%%
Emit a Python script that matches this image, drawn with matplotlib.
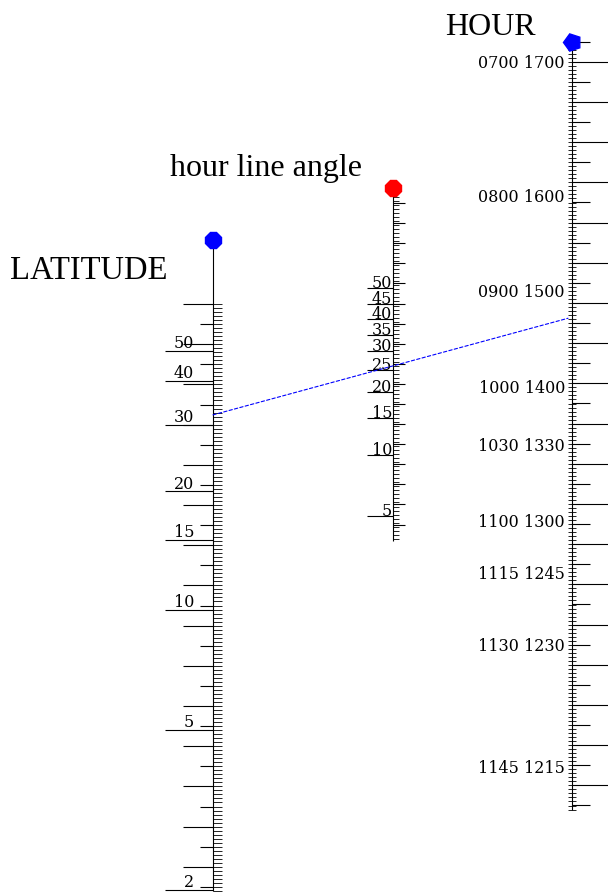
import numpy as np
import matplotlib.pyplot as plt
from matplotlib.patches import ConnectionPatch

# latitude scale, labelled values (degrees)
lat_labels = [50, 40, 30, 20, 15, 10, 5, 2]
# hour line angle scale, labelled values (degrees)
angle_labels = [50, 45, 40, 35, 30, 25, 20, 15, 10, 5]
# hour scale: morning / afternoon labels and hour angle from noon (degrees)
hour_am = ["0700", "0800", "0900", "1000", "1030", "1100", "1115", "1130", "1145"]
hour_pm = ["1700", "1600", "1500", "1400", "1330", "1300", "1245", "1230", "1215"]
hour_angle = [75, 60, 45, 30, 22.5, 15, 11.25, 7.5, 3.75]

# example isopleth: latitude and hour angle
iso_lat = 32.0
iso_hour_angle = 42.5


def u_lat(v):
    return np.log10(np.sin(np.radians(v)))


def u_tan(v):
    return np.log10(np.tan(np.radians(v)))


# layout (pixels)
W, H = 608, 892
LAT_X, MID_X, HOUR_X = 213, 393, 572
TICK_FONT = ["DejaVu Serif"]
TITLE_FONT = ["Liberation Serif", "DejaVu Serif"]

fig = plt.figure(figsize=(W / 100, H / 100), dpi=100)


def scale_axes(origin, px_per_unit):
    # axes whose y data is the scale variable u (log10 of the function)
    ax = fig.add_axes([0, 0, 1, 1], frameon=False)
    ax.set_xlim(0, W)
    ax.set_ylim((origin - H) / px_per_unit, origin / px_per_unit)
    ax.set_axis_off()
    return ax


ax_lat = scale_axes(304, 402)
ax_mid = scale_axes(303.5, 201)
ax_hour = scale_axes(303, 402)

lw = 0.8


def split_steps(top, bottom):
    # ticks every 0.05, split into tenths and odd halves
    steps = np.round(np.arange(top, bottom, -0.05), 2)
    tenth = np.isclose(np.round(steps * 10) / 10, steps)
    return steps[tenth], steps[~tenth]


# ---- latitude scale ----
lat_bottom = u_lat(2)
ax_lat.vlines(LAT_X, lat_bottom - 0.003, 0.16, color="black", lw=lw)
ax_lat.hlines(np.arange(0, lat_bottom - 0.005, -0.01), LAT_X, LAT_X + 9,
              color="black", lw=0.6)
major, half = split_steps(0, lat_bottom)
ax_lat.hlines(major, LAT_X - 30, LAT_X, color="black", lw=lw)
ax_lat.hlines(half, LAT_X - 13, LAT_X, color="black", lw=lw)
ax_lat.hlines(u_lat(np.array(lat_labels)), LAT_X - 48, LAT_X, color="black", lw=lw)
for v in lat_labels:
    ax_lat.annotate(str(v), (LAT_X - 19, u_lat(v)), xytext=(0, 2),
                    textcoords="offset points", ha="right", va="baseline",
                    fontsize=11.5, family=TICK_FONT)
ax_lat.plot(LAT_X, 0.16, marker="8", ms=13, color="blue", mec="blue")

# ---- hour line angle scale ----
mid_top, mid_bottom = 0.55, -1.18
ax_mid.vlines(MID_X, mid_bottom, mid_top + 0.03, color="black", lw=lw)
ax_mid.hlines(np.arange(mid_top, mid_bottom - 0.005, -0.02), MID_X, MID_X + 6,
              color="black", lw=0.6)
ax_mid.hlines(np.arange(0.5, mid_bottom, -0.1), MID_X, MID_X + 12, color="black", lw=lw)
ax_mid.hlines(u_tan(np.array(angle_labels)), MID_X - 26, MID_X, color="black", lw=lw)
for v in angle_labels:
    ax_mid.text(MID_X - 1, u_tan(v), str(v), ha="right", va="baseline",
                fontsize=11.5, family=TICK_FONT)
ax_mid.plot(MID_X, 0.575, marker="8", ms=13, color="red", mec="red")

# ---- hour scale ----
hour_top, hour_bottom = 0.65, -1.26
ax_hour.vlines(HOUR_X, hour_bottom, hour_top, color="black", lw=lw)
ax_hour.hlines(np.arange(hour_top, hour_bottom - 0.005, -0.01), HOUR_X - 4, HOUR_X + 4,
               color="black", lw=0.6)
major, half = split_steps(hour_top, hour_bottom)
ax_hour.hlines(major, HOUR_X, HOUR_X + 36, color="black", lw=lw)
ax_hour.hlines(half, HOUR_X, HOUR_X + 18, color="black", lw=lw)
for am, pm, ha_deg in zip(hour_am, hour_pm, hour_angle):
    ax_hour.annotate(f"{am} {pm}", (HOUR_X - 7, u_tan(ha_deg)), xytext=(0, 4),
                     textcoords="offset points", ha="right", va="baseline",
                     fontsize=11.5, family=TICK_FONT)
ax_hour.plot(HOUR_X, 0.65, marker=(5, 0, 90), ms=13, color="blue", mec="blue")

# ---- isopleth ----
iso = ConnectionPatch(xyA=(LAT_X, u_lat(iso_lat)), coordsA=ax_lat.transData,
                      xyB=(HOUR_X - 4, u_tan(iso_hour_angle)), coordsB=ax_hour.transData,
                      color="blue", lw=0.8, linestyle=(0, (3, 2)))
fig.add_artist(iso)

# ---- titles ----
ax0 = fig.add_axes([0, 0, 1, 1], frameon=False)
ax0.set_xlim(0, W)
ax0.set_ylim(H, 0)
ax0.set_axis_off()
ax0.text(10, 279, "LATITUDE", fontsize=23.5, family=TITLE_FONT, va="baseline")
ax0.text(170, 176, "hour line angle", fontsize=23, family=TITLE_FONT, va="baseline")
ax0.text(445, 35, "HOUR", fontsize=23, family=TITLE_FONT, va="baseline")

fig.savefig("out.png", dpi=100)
%%
■ Work to do: The lines from the top of the data above through the one holding "return steps[tenth], steps[~tenth]" are to be repeated exactly, and only those, with no pictures.

■ Final result:
Emit a Python script that matches this image, drawn with matplotlib.
import numpy as np
import matplotlib.pyplot as plt
from matplotlib.patches import ConnectionPatch

# latitude scale, labelled values (degrees)
lat_labels = [50, 40, 30, 20, 15, 10, 5, 2]
# hour line angle scale, labelled values (degrees)
angle_labels = [50, 45, 40, 35, 30, 25, 20, 15, 10, 5]
# hour scale: morning / afternoon labels and hour angle from noon (degrees)
hour_am = ["0700", "0800", "0900", "1000", "1030", "1100", "1115", "1130", "1145"]
hour_pm = ["1700", "1600", "1500", "1400", "1330", "1300", "1245", "1230", "1215"]
hour_angle = [75, 60, 45, 30, 22.5, 15, 11.25, 7.5, 3.75]

# example isopleth: latitude and hour angle
iso_lat = 32.0
iso_hour_angle = 42.5


def u_lat(v):
    return np.log10(np.sin(np.radians(v)))


def u_tan(v):
    return np.log10(np.tan(np.radians(v)))


# layout (pixels)
W, H = 608, 892
LAT_X, MID_X, HOUR_X = 213, 393, 572
TICK_FONT = ["DejaVu Serif"]
TITLE_FONT = ["Liberation Serif", "DejaVu Serif"]

fig = plt.figure(figsize=(W / 100, H / 100), dpi=100)


def scale_axes(origin, px_per_unit):
    # axes whose y data is the scale variable u (log10 of the function)
    ax = fig.add_axes([0, 0, 1, 1], frameon=False)
    ax.set_xlim(0, W)
    ax.set_ylim((origin - H) / px_per_unit, origin / px_per_unit)
    ax.set_axis_off()
    return ax


ax_lat = scale_axes(304, 402)
ax_mid = scale_axes(303.5, 201)
ax_hour = scale_axes(303, 402)

lw = 0.8


def split_steps(top, bottom):
    # ticks every 0.05, split into tenths and odd halves
    steps = np.round(np.arange(top, bottom, -0.05), 2)
    tenth = np.isclose(np.round(steps * 10) / 10, steps)
    return steps[tenth], steps[~tenth]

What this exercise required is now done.